Of course we do. But our society is still the stronger society. Here is why:
We have the freedom to choose in our society. Adultery, fornication, pornography and alcohol use are all legal in America (at least for adults). Drugs are still illegal, but people who are simply users (as opposed to sellers or producers) of such drugs are generally sent to a treatment center before they go to prison if they relapse. Of course when people are free to choose there will always be those who choose poorly. The other side of this though is that when people choose what might be considered the 'moral' choice (though different societies may not agree on exactly what is 'moral') they do it because it's the right thing to do, and not because they are afraid of what will happen if they don't go to the mosque every day or commit one of the other transgressions I listed (the penalties for which can range from public flogging through amputation and on up to death by stoning.)
The other day I was listening to a man who was talking about trusting his children and he said, "I trust them between this corner and that corner, because that's where I can see them." I feel very bad for him then.
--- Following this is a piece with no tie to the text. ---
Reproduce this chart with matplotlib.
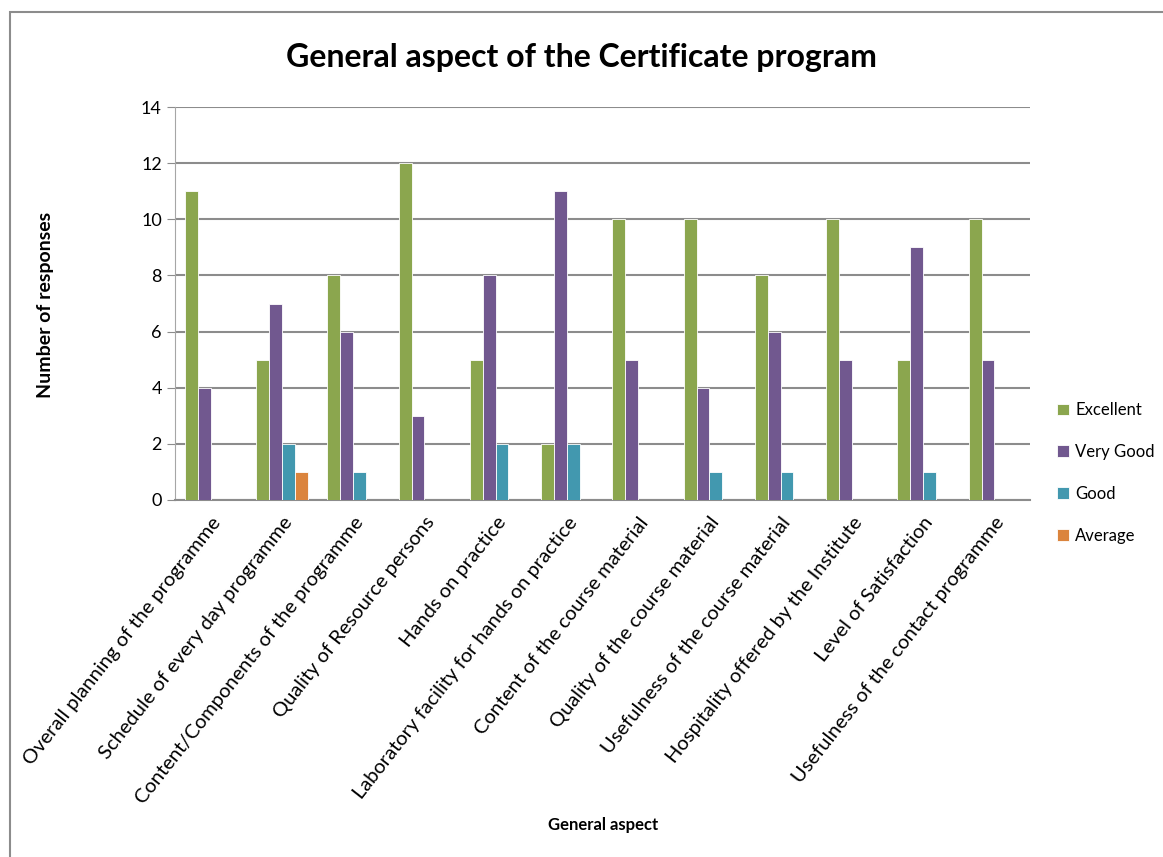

I'd like to be able to trust my kids when they have to make choices on their own, not just when they are afraid of the rod.
Here is a demonstration of which type of society is better on 'moral' issues: I don't smoke cigarettes or drink alcohol. Why is that? It's not because it's illegal, because it isn't. It's because I choose not to do those things. Consider that if I were caught with a bottle of booze in some places, I'd be given a public flogging. Now, which is more likely? That I, being a nondrinker in a place where I can go to circle K and buy it, would start drinking if I ever moved to a place where it would garner a flogging, or that a nondrinker from over there would start when and if they moved to someplace where it was legal and readily available?
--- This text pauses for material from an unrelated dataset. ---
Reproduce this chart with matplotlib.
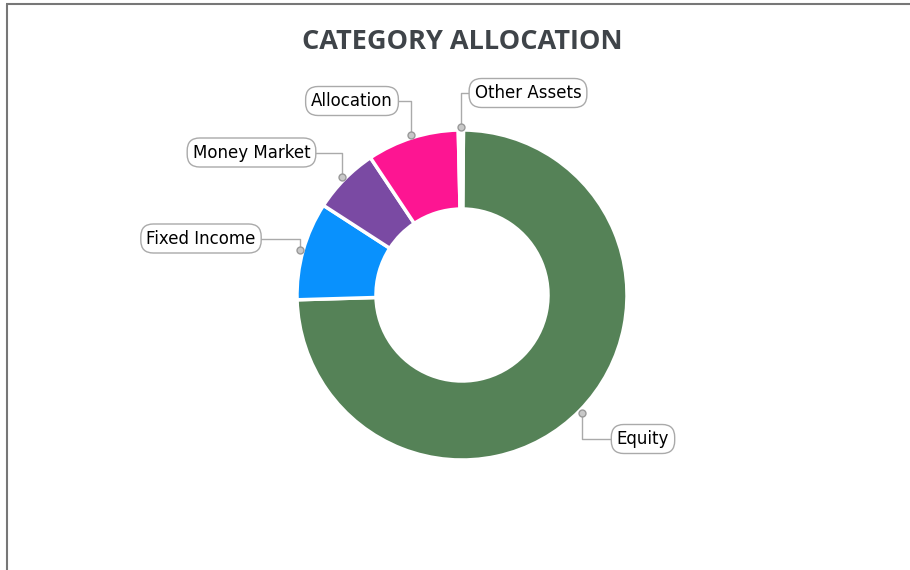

Further, there is the documented fact that Prohibition on alcohol gave us Capone, keeping marijuana illegal has enriched everyone from Mexican drug lords to American street gangs and seriously added to our border security issues, and back when abortion was illegal it enriched young hoods who had a coat hanger and didn't know the meaning of sanitation (and likely would again if it were banned again).
That doesn't mean that there shouldn't be such a thing as crime. A society with no laws is anarchy. But before we make any new laws restricting individual freedoms and choices, we must be very careful to weigh whatever the supposed benefits are of this restriction and keep in mind that freedom to make choices is the most fundamental freedom that we have. That is what distinguishes a society like ours from societies like Islamic fundamentalism, Fascism or Soviet Communism. All three of these types of societies liked to claim they have peace on their streets and that people live according to at least a code of ethics. That's true, albeit out of fear of what will happen if they don't, but it is true at what a terrible price in freedom!